If Scotland votes for independence in September, many private pension schemes would become cross-border schemes.
The pensions industry has said the decision could make these schemes more expensive to run.
The Commission had been expected to relax the regulations, so the schemes would not have to be fully funded all the time.
Joanne Segars, chief executive of the National Association of Pension Funds, said: “Today’s announcement of a new EU pensions directive has major implications for pension schemes as part of the debate on independence for Scotland.
“The big surprise is that the EU will continue to require cross-border schemes to be fully funded – a significantly more demanding level of funding than is expected of single-country schemes.
“The European Commission had been expected to relax these special cross-border requirements, but it has disappointed many observers by leaving this part of the pensions directive unreformed.
“The knock-on effect of this is that schemes with members both north and south of the border would become much more expensive to run if Scotland were to vote for independence.”
‘Considered in detail’
A spokeswoman for the Scottish government said ministers had “considered in detail the impact of EU rules on defined benefit pension schemes” and set out their view in the White Paper on independence, published last November.
The spokeswoman continued: “We clearly set out our view, informed by practice in Ireland under the current regime, that a scheme which became cross-border on independence should be allowed to implement its existing recovery plan in accordance with the period originally set for it, rather than having to achieve full funding over a much shorter timescale.
“This remains the case, regardless of the fact that that the Commission has deferred plans to encourage the growth of cross-border schemes by relaxing the funding regime.
“The Scottish Government has repeatedly pressed the UK to discuss this issue and to instigate formal talks with the Commission.
“Relaxation of the cross-border funding rules is supported by the industry across Europe.
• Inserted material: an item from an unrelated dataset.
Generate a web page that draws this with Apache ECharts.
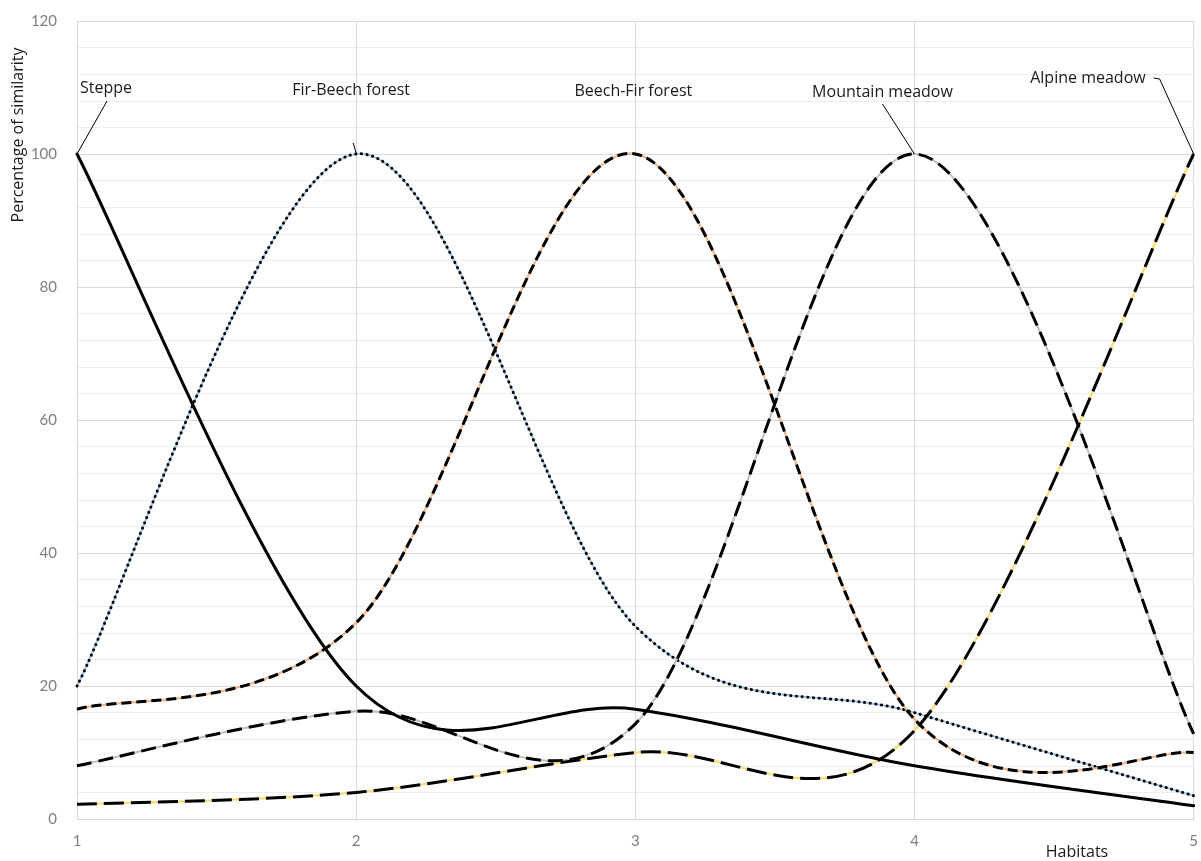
<!DOCTYPE html>
<html><head><meta charset="utf-8">
<script src="https://cdn.jsdelivr.net/npm/echarts@6/dist/echarts.min.js"></script>
<style>html,body{margin:0;padding:0;background:#fff}#c{width:1201px;height:861px}</style>
</head><body><div id="c"></div>
<script>
const habitats = [1, 2, 3, 4, 5];
const steppe = [100, 20, 16.5, 8, 2];
const firBeech = [20, 100, 29, 16, 3.5];
const beechFir = [16.5, 29.5, 100, 15, 10];
const mountainMeadow = [8, 16.2, 14.3, 100, 12.8];
const alpineMeadow = [2.2, 4, 10, 13.3, 100];
const yTicks = [0, 20, 40, 60, 80, 100, 120];
const seriesNames = ['Steppe', 'Fir-Beech forest', 'Beech-Fir forest', 'Mountain meadow', 'Alpine meadow'];

const TICK_FONT = 'Lato, "Open Sans", sans-serif';
const TEXT_FONT = '"Open Sans", Lato, sans-serif';
const pts = arr => habitats.map((x, i) => [x, arr[i]]);

// Smoothed curve (Excel-like cardinal spline) through the data points, placed with the axes' scales
function smoothRenderer(arr, layers) {
  return function (params, api) {
    if (params.dataIndex !== 0) return null;
    const p = habitats.map((x, i) => api.coord([x, arr[i]]));
    const n = p.length;
    let d = 'M' + p[0][0] + ',' + p[0][1];
    for (let i = 0; i < n - 1; i++) {
      const p0 = p[i - 1] || p[i], p1 = p[i], p2 = p[i + 1], p3 = p[i + 2] || p[i + 1];
      const c1x = p1[0] + (p2[0] - p0[0]) / 6, c1y = p1[1] + (p2[1] - p0[1]) / 6;
      const c2x = p2[0] - (p3[0] - p1[0]) / 6, c2y = p2[1] - (p3[1] - p1[1]) / 6;
      d += ' C' + c1x + ',' + c1y + ' ' + c2x + ',' + c2y + ' ' + p2[0] + ',' + p2[1];
    }
    return {
      type: 'group',
      children: layers.map(l => ({
        type: 'path', shape: { pathData: d },
        style: { fill: 'none', stroke: l.color, lineWidth: l.width, lineDash: l.dash || null, lineCap: l.cap || 'butt', lineJoin: 'round' }
      }))
    };
  };
}

function curve(name, arr, layers, z) {
  return { name, type: 'custom', coordinateSystem: 'cartesian2d', data: pts(arr),
    encode: { x: 0, y: 1 }, z, silent: true, renderItem: smoothRenderer(arr, layers) };
}

const series = [
  curve(seriesNames[1], firBeech, [{ color: '#9dc3e6', width: 2 }, { color: '#000', width: 3, dash: [0.1, 5.6], cap: 'round' }], 3),
  curve(seriesNames[2], beechFir, [{ color: '#f4b183', width: 2 }, { color: '#000', width: 3, dash: [10, 5] }], 4),
  curve(seriesNames[3], mountainMeadow, [{ color: '#bfbfbf', width: 2 }, { color: '#000', width: 3, dash: [15, 7] }], 5),
  curve(seriesNames[4], alpineMeadow, [{ color: '#ffd966', width: 2 }, { color: '#000', width: 3, dash: [20, 7] }], 6),
  curve(seriesNames[0], steppe, [{ color: '#000', width: 3, cap: 'round' }], 7)
];

const chart = echarts.init(document.getElementById('c'), null, { renderer: 'canvas' });
chart.setOption({
  animation: false,
  backgroundColor: '#fff',
  grid: { left: 77, right: 4, top: 21, bottom: 42, containLabel: false },
  xAxis: {
    type: 'value', min: 1, max: 5, interval: 1,
    axisLine: { show: true, lineStyle: { color: '#d9d9d9', width: 1 } },
    axisTick: { show: false },
    axisLabel: { color: '#7f7f7f', fontFamily: TICK_FONT, fontSize: 15, margin: 15 },
    splitLine: { show: true, lineStyle: { color: '#d9d9d9', width: 1 } }
  },
  yAxis: {
    type: 'value', min: yTicks[0], max: yTicks[yTicks.length - 1], interval: 20,
    axisLine: { show: false }, axisTick: { show: false },
    axisLabel: { color: '#7f7f7f', fontFamily: TICK_FONT, fontSize: 15, margin: 20,
      formatter: v => yTicks.includes(v) ? String(v) : '' },
    splitLine: { show: true, lineStyle: { color: '#d9d9d9', width: 1 } },
    minorTick: { show: false, splitNumber: 5 },
    minorSplitLine: { show: true, lineStyle: { color: '#ededed', width: 1 } }
  },
  series
});

// Annotations anchored to the peak data points
const peaks = [
  [habitats[0], steppe[0]],
  [habitats[1], firBeech[1]],
  [habitats[2], beechFir[2]],
  [habitats[3], mountainMeadow[3]],
  [habitats[4], alpineMeadow[4]]
];
const P = peaks.map(p => chart.convertToPixel({ gridIndex: 0 }, p));
const txt = (text, x, y, align) => ({ type: 'text', z: 100, style: { text, x, y, fill: '#1a1a1a', font: '16px ' + TEXT_FONT, align: align || 'center', verticalAlign: 'middle' } });
const line = (points) => ({ type: 'polyline', z: 100, shape: { points }, style: { stroke: '#000', lineWidth: 1, fill: null } });
const g = [
  txt(seriesNames[0], P[0][0] + 3, P[0][1] - 66, 'left'),
  line([[P[0][0], P[0][1]], [P[0][0] + 30, P[0][1] - 53]]),
  txt(seriesNames[1], P[1][0] - 5, P[1][1] - 64),
  line([[P[1][0], P[1][1] - 1], [P[1][0] - 3, P[1][1] - 11]]),
  txt(seriesNames[2], P[2][0] - 2, P[2][1] - 63),
  txt(seriesNames[3], P[3][0] - 32, P[3][1] - 62),
  line([[P[3][0], P[3][1]], [P[3][0] - 32, P[3][1] - 50]]),
  txt(seriesNames[4], P[4][0] - 48, P[4][1] - 76, 'right'),
  line([[P[4][0], P[4][1]], [P[4][0] - 34, P[4][1] - 75], [P[4][0] - 40, P[4][1] - 76]]),
  { type: 'text', z: 100, rotation: Math.PI / 2, x: 18, y: 135,
    style: { text: 'Percentage of similarity', fill: '#1a1a1a', font: '16px ' + TEXT_FONT, align: 'center', verticalAlign: 'middle' } },
  txt('Habitats', 1077, 852)
];
chart.setOption({ graphic: g });
</script></body></html>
We will be working with partners to demonstrate the case for action on this important issue when the new Commission takes office later this year.”
‘Funding black hole’
Speaking for the pro-Union Better Together campaign, Labour MP Gregg McClymont said: “The pensions system in the UK works well through the pooling of resources, where the rewards are shared via sensible and efficient risk sharing.
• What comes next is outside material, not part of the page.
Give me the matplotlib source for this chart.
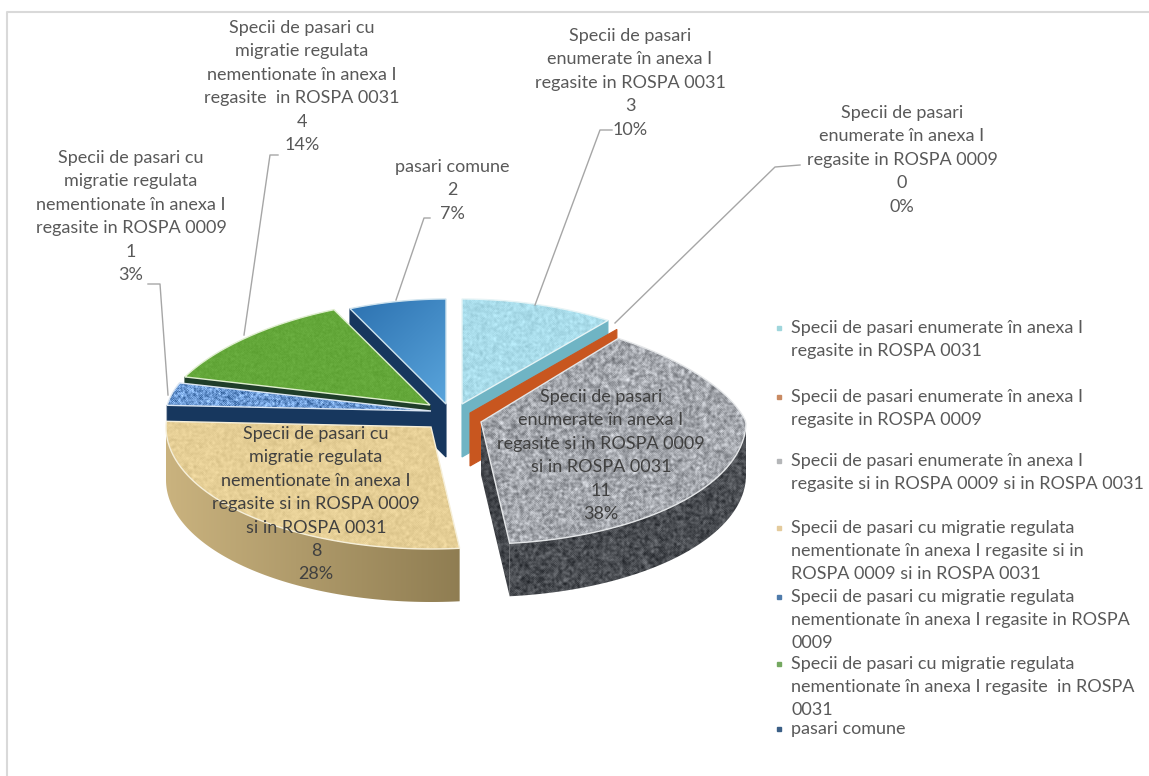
import numpy as np
import matplotlib
matplotlib.use('Agg')
import matplotlib.pyplot as plt
from matplotlib.patches import Polygon

plt.rcParams['font.family'] = ['Lato', 'DejaVu Sans']

# date
valori = [3, 0, 11, 8, 1, 4, 2]
legenda = [
    ['Specii de pasari enumerate în anexa I', 'regasite in ROSPA 0031'],
    ['Specii de pasari enumerate în anexa I', 'regasite in ROSPA 0009'],
    ['Specii de pasari enumerate în anexa I', 'regasite si in ROSPA 0009 si in ROSPA 0031'],
    ['Specii de pasari cu migratie regulata', 'nementionate în anexa I regasite si in', 'ROSPA 0009 si in ROSPA 0031'],
    ['Specii de pasari cu migratie regulata', 'nementionate în anexa I regasite in ROSPA', '0009'],
    ['Specii de pasari cu migratie regulata', 'nementionate în anexa I regasite  in ROSPA', '0031'],
    ['pasari comune'],
]
etichete = [
    ['Specii de pasari', 'enumerate în anexa I', 'regasite in ROSPA 0031'],
    ['Specii de pasari', 'enumerate în anexa I', 'regasite in ROSPA 0009'],
    ['Specii de pasari', 'enumerate în anexa I', 'regasite si in ROSPA 0009', 'si in ROSPA 0031'],
    ['Specii de pasari cu', 'migratie regulata', 'nementionate în anexa I', 'regasite si in ROSPA 0009', 'si in ROSPA 0031'],
    ['Specii de pasari cu', 'migratie regulata', 'nementionate în anexa I', 'regasite in ROSPA 0009'],
    ['Specii de pasari cu', 'migratie regulata', 'nementionate în anexa I', 'regasite  in ROSPA 0031'],
    ['pasari comune'],
]
culori_legenda = ['#9fd6dc', '#c98a62', '#b4b6b8', '#e4cb9c', '#4f7bab', '#74a860', '#3b5f86']

W, H = 1149, 776
GROSIME = 53

# centrul fiecarei felii (explodata) in pixeli
centre = [(462, 404), (470, 413), (481, 422), (431, 427), (431, 411), (430, 405), (446, 404)]
# cat se ingusteaza elipsa spre spate, pe felie
contractie = [30, 28, 48, 0, 15, 40, 40]
# pozitia etichetelor: x centru, y prima linie
poz_etichete = [(630, 36), (902, 113), (601, 397), (316, 434), (131, 158), (302, 28), (452, 167)]
poz_legenda = [328, 397, 461, 528, 597, 664, 729]
linii_ghid = [
    [(612, 130), (600, 130), (535, 305)],
    [(800, 165), (775, 167), (615, 323)],
    None, None,
    [(148, 284), (160, 284), (168, 395)],
    [(278, 155), (270, 155), (244, 335)],
    [(430, 218), (424, 218), (396, 300)],
]


def zgomot(seed, netezire=1):
    # textura, nu date
    yy, xx = np.mgrid[0:H, 0:W]
    n = (np.sin(xx * 12.9898 + yy * 78.233 + seed) * 43758.5453) % 1
    for _ in range(netezire):
        n = (n + np.roll(n, 1, 0) + np.roll(n, 1, 1) + np.roll(n, -1, 0) + np.roll(n, -1, 1)) / 5
    return (n - n.mean()) / n.std()


def culoare_rgb(c):
    return np.array(matplotlib.colors.to_rgb(c))


def margine(th, i):
    # punct pe marginea elipsei, th in grade de sus in sensul acelor
    cx, cy = centre[i]
    t = np.radians(th)
    c = np.cos(t)
    rx = 265 - contractie[i] * np.maximum(c, 0)
    ry = np.where(c > 0, 105, 122)
    return cx + rx * np.sin(t), cy - ry * c


fig = plt.figure(figsize=(W / 100, H / 100), dpi=100)
ax = fig.add_axes([0, 0, 1, 1])
ax.set_axis_off()

zorder = [1]


def umple(pts, culoare, muchie=None, textura=None):
    zorder[0] += 1
    if textura is None:
        ax.add_patch(Polygon(pts, closed=True, facecolor=culoare,
                             edgecolor=muchie if muchie else culoare, lw=0.8, zorder=zorder[0]))
        return
    poly = Polygon(pts, closed=True, facecolor='none', edgecolor='none', zorder=zorder[0])
    ax.add_patch(poly)
    im = ax.imshow(np.clip(textura, 0, 1), extent=(0, W, H, 0), aspect='auto',
                   interpolation='bilinear', zorder=zorder[0])
    im.set_clip_path(poly)
    if muchie:
        zorder[0] += 1
        ax.add_patch(Polygon(pts, closed=True, facecolor='none', edgecolor=muchie, lw=1.0, zorder=zorder[0]))


def textura(culoare, amp, seed, netezire=1):
    return culoare_rgb(culoare)[None, None, :] + amp * zgomot(seed, netezire)[:, :, None]


def gradient(c1, c2, x0, x1, y0=None, y1=None):
    yy, xx = np.mgrid[0:H, 0:W]
    f = (xx - x0) / (x1 - x0)
    if y0 is not None:
        f = 0.5 * f + 0.5 * (yy - y0) / (y1 - y0)
    f = np.clip(f, 0, 1)[:, :, None]
    return culoare_rgb(c1) * (1 - f) + culoare_rgb(c2) * f


# unghiurile feliilor
cum = np.cumsum([0] + valori) / sum(valori) * 360


def top(i):
    th = np.linspace(cum[i], cum[i + 1], 80)
    x, y = margine(th, i)
    return np.vstack([[centre[i]], np.column_stack([x, y])])


def fata(i, unghi):
    # fata radiala extrudata
    cx, cy = centre[i]
    rx, ry = margine(unghi, i)
    return [(cx, cy), (float(rx), float(ry)), (float(rx), float(ry) + GROSIME), (cx, cy + GROSIME)]


def perete(i, a, b):
    th = np.linspace(a, b, 80)
    x, y = margine(th, i)
    return np.vstack([np.column_stack([x, y]), np.column_stack([x[::-1], y[::-1] + GROSIME])])


# din spate spre fata
umple(fata(6, cum[6]), '#17375e')
umple(top(6), '#3b86c4', '#cfe3ee', gradient('#2a6fae', '#5aa5dc', 340, 450, 300, 400))

umple(fata(5, cum[5]), '#1f3d2a')
umple(top(5), '#64a83a', '#dfeecf', textura('#64a83a', 0.012, 5.0))

umple(fata(4, cum[4]), '#17375e')
umple(top(4), '#6c9ad4', '#dbe6f2', textura('#6d9bd6', 0.09, 4.0, 1))

umple(fata(0, cum[1]), '#6fb4c4')
umple(top(0), '#a9dcea', '#e6f4f6', textura('#a9dcea', 0.025, 1.0, 2))

umple(fata(1, cum[1]), '#c8561f')

umple(perete(3, cum[3], 270), '#a8946a', None, gradient('#c9b27e', '#8f7d52', 170, 460))
umple(top(3), '#e6cf96', '#f6efd9', textura('#e6cf96', 0.018, 3.0, 2))

umple(fata(2, cum[3]), '#3c3f44', None, textura('#44474c', 0.04, 7.0, 2))
umple(perete(2, 90, cum[3]), '#4a4d52', None, textura('#4a4d52', 0.05, 8.0, 2))
umple(top(2), '#9a9da3', '#e4e6e8', textura('#a4a7ad', 0.07, 2.0, 2))

# rama
ax.plot([7, 7, W], [H, 12, 12], color='#d9d9d9', lw=1.5, zorder=1)

# linii de ghidaj
for ghid in linii_ghid:
    if ghid:
        xs, ys = zip(*ghid)
        ax.plot(xs, ys, color='#a6a6a6', lw=1.0, zorder=50)

# etichete
culoare_text = '#595959'
FS = 13
PAS = 23.4
total = sum(valori)
for i, (et, (x, y)) in enumerate(zip(etichete, poz_etichete)):
    linii = et + [str(valori[i]), f'{round(valori[i] / total * 100)}%']
    c = '#404040' if i in (2, 3) else culoare_text
    for k, linie in enumerate(linii):
        ax.text(x, y + k * PAS, linie, ha='center', va='center', fontsize=FS, color=c, zorder=60)

# legenda
for linii, y0, c in zip(legenda, poz_legenda, culori_legenda):
    ax.plot([779], [y0], marker='s', ms=3.5, color=c, zorder=60)
    for k, linie in enumerate(linii):
        ax.text(791, y0 + k * 23.2, linie, ha='left', va='center', fontsize=FS, color=culoare_text, zorder=60)

ax.set_xlim(0, W)
ax.set_ylim(H, 0)
fig.savefig('out.png', dpi=100)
“This protects the pensions of Scots who have worked all their lives to enjoy retirement.
“The EU has today confirmed that Scottish company pension schemes must overnight, if we leave the UK, fill a huge funding black hole.
“The implications for Scots who are members of these defined benefit pension schemes and for the companies themselves are huge.
“It’s now clear beyond doubt that independence puts the pensions of hard working Scots at risk.”